2.1 Sampling Distributions

Recall that a sample is the subset of a population selected for analysis.

We are forced to analyze a sample rather than a population because:

selecting a sample is less time-consuming than selecting the population
selecting a sample is less costly
the resulting analysis is less cumbersome and more practical
sometimes obtaining the population is impossible! So the sample is the best we can do.

When making statements on the population parameters using the sample statistics, we are drawing statistical inference. In order for this inference to be reasonable, we must assume that the characteristics of the sample (i.e., the sample statistics) are reasonably close to the characteristics of the population (i.e., the population parameters). The problem with this assumption is that since we will never see the population, we will never be able to verify if the statistics are reasonably close to the parameters. This chapter discusses several different methods of drawing a sample from a population, as well as their pros and cons. The bottom line is that all of these methods attempt to get a sample to be the best possible subset of the population.
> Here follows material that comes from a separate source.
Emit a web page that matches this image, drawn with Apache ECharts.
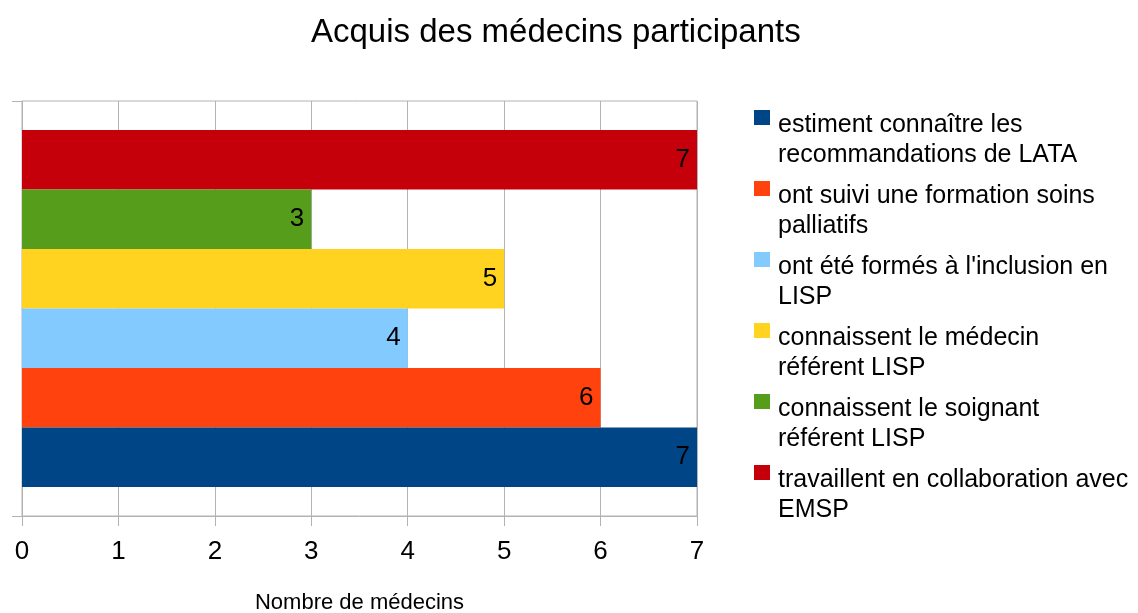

Failing to obtain a sample with the same characteristics as the population can fatally flaw a statistical analysis. If the sample statistics are not close to the population parameters, you are potentially over-representing and/or under-representing important aspects of the population. When the sample statistics do not coincide with the population parameters, then the statistics are said to be biased. When this bias stems from a faulty sample, then this is called sampling bias.